[Dataset excerpt]
_ _ _ _
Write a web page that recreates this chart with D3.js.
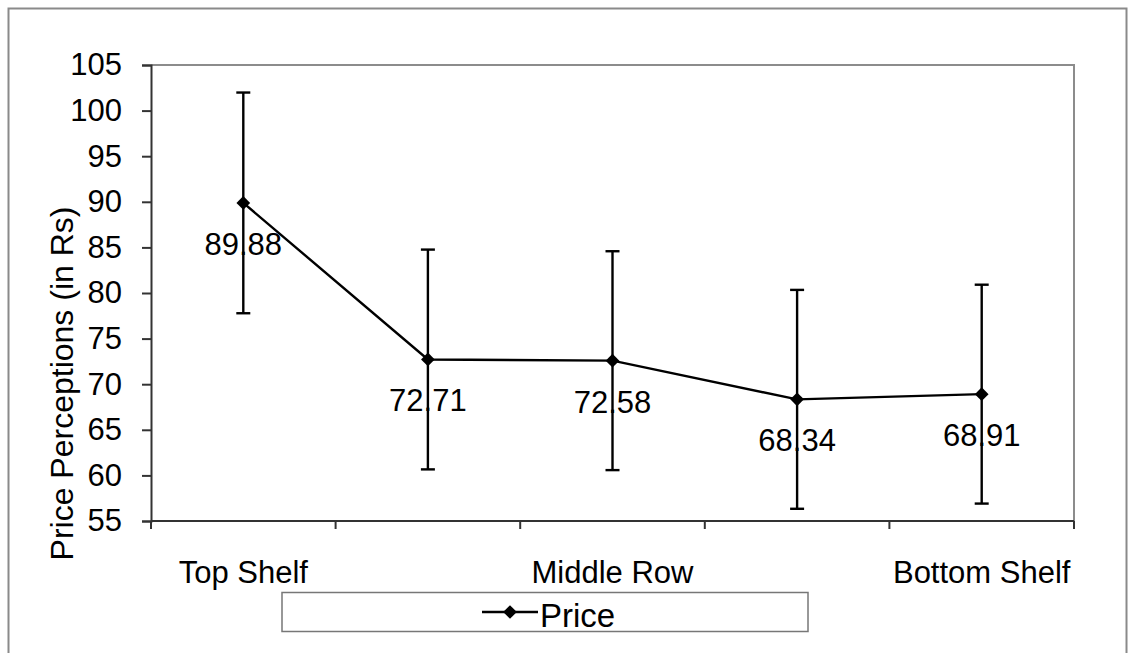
<!DOCTYPE html>
<html>
<head>
<meta charset="utf-8">
<script src="https://cdn.jsdelivr.net/npm/d3@7"></script>
<style>
  html, body { margin: 0; padding: 0; background: #fff; }
  svg text { font-family: "Liberation Sans", Arial, Helvetica, sans-serif; fill: #000; }
</style>
</head>
<body>
<svg id="chart" width="1130" height="653"></svg>
<script>
// ---- data ----
const categories = ["Top Shelf", "Row 2", "Middle Row", "Row 4", "Bottom Shelf"];
const tickLabels = ["Top Shelf", "", "Middle Row", "", "Bottom Shelf"];
const priceValues = [89.88, 72.71, 72.58, 68.34, 68.91];
const errorPlus = [12.1, 12.05, 12.0, 12.0, 12.0];
const errorMinus = [12.1, 12.05, 12.0, 12.0, 12.0];
const yTicks = [55, 60, 65, 70, 75, 80, 85, 90, 95, 100, 105];
const seriesName = "Price";
const yTitle = "Price Perceptions (in Rs)";

const svg = d3.select("#chart");

// outer chart border
svg.append("rect")
  .attr("x", 8.5).attr("y", 8.5).attr("width", 1118).attr("height", 660)
  .attr("fill", "#fff").attr("stroke", "#8a8a8a").attr("stroke-width", 2);

const plot = { left: 151, right: 1074, top: 65, bottom: 521 };

const x = d3.scaleBand().domain(categories).range([plot.left, plot.right]).padding(0);
const y = d3.scaleLinear().domain([55, 105]).range([plot.bottom, plot.top]);

// plot area frame (top and right in gray)
svg.append("path")
  .attr("d", `M${plot.left},${plot.top}H${plot.right}V${plot.bottom}`)
  .attr("fill", "none").attr("stroke", "#8c8c8c").attr("stroke-width", 2);

// y axis
const yAxis = d3.axisLeft(y).tickValues(yTicks).tickSize(9).tickPadding(20).tickFormat(d3.format("d"));
const gy = svg.append("g").attr("transform", `translate(${plot.left},0)`).call(yAxis);
gy.select(".domain").attr("stroke", "#333").attr("stroke-width", 2);
gy.selectAll(".tick line").attr("stroke", "#333").attr("stroke-width", 2);
gy.selectAll(".tick text").attr("font-size", 31).attr("fill", "#000")
  .style("font-family", '"Liberation Sans", Arial, sans-serif');

// x axis: ticks at band boundaries
const boundaries = categories.map(c => x(c)).concat([plot.right]);
svg.append("line")
  .attr("x1", plot.left).attr("x2", plot.right).attr("y1", plot.bottom).attr("y2", plot.bottom)
  .attr("stroke", "#333").attr("stroke-width", 2);
svg.append("g").selectAll("line").data(boundaries).join("line")
  .attr("x1", d => d).attr("x2", d => d)
  .attr("y1", plot.bottom).attr("y2", plot.bottom + 8)
  .attr("stroke", "#333").attr("stroke-width", 2);
svg.append("g").selectAll("text").data(categories).join("text")
  .attr("x", d => x(d) + x.bandwidth() / 2)
  .attr("y", 583)
  .attr("text-anchor", "middle")
  .attr("font-size", 31)
  .text((d, i) => tickLabels[i]);

// y title
svg.append("text")
  .attr("transform", `translate(73,${(207 + 560) / 2}) rotate(-90)`)
  .attr("text-anchor", "middle")
  .attr("font-size", 32)
  .text(yTitle);

const data = categories.map((c, i) => ({
  c, v: priceValues[i], hi: priceValues[i] + errorPlus[i], lo: priceValues[i] - errorMinus[i]
}));
const cx = d => x(d.c) + x.bandwidth() / 2;

// error bars
const eb = svg.append("g").attr("stroke", "#000").attr("stroke-width", 2.4);
eb.selectAll("line.v").data(data).join("line").attr("class", "v")
  .attr("x1", cx).attr("x2", cx).attr("y1", d => y(d.hi)).attr("y2", d => y(d.lo));
eb.selectAll("line.t").data(data).join("line").attr("class", "t")
  .attr("x1", d => cx(d) - 7).attr("x2", d => cx(d) + 7).attr("y1", d => y(d.hi)).attr("y2", d => y(d.hi));
eb.selectAll("line.b").data(data).join("line").attr("class", "b")
  .attr("x1", d => cx(d) - 7).attr("x2", d => cx(d) + 7).attr("y1", d => y(d.lo)).attr("y2", d => y(d.lo));

// line
svg.append("path").datum(data)
  .attr("d", d3.line().x(cx).y(d => y(d.v)))
  .attr("fill", "none").attr("stroke", "#000").attr("stroke-width", 2.4);

// markers
const diamond = d3.symbol().type(d3.symbolDiamond2).size(120);
svg.append("g").selectAll("path").data(data).join("path")
  .attr("transform", d => `translate(${cx(d)},${y(d.v)})`)
  .attr("d", diamond).attr("fill", "#000");

// data labels
svg.append("g").selectAll("text").data(data).join("text")
  .attr("x", cx).attr("y", d => y(d.v) + 41)
  .attr("dy", "0.35em")
  .attr("text-anchor", "middle")
  .attr("font-size", 31)
  .text(d => d.v.toFixed(2));

// legend
const lg = svg.append("g");
lg.append("rect").attr("x", 282).attr("y", 592.5).attr("width", 526).attr("height", 39)
  .attr("fill", "#fff").attr("stroke", "#777").attr("stroke-width", 1.5);
lg.append("line").attr("x1", 482).attr("x2", 538).attr("y1", 612).attr("y2", 612)
  .attr("stroke", "#000").attr("stroke-width", 2.4);
lg.append("path").attr("transform", "translate(510,612)").attr("d", diamond).attr("fill", "#000");
lg.append("text").attr("x", 540).attr("y", 615).attr("dy", "0.35em")
  .attr("font-size", 33).text(seriesName);
</script>
</body>
</html>
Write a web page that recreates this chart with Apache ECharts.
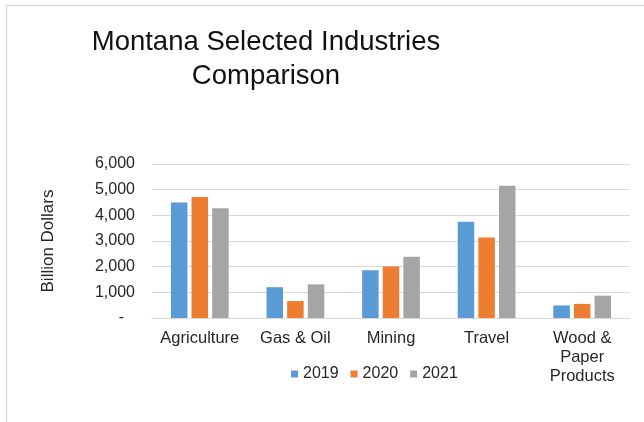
_ _ _ _
Problem requirements: Pull out all lines in the data above that include "recreates".

Finished exercise:
Write a web page that recreates this chart with D3.js.
Write a web page that recreates this chart with Apache ECharts.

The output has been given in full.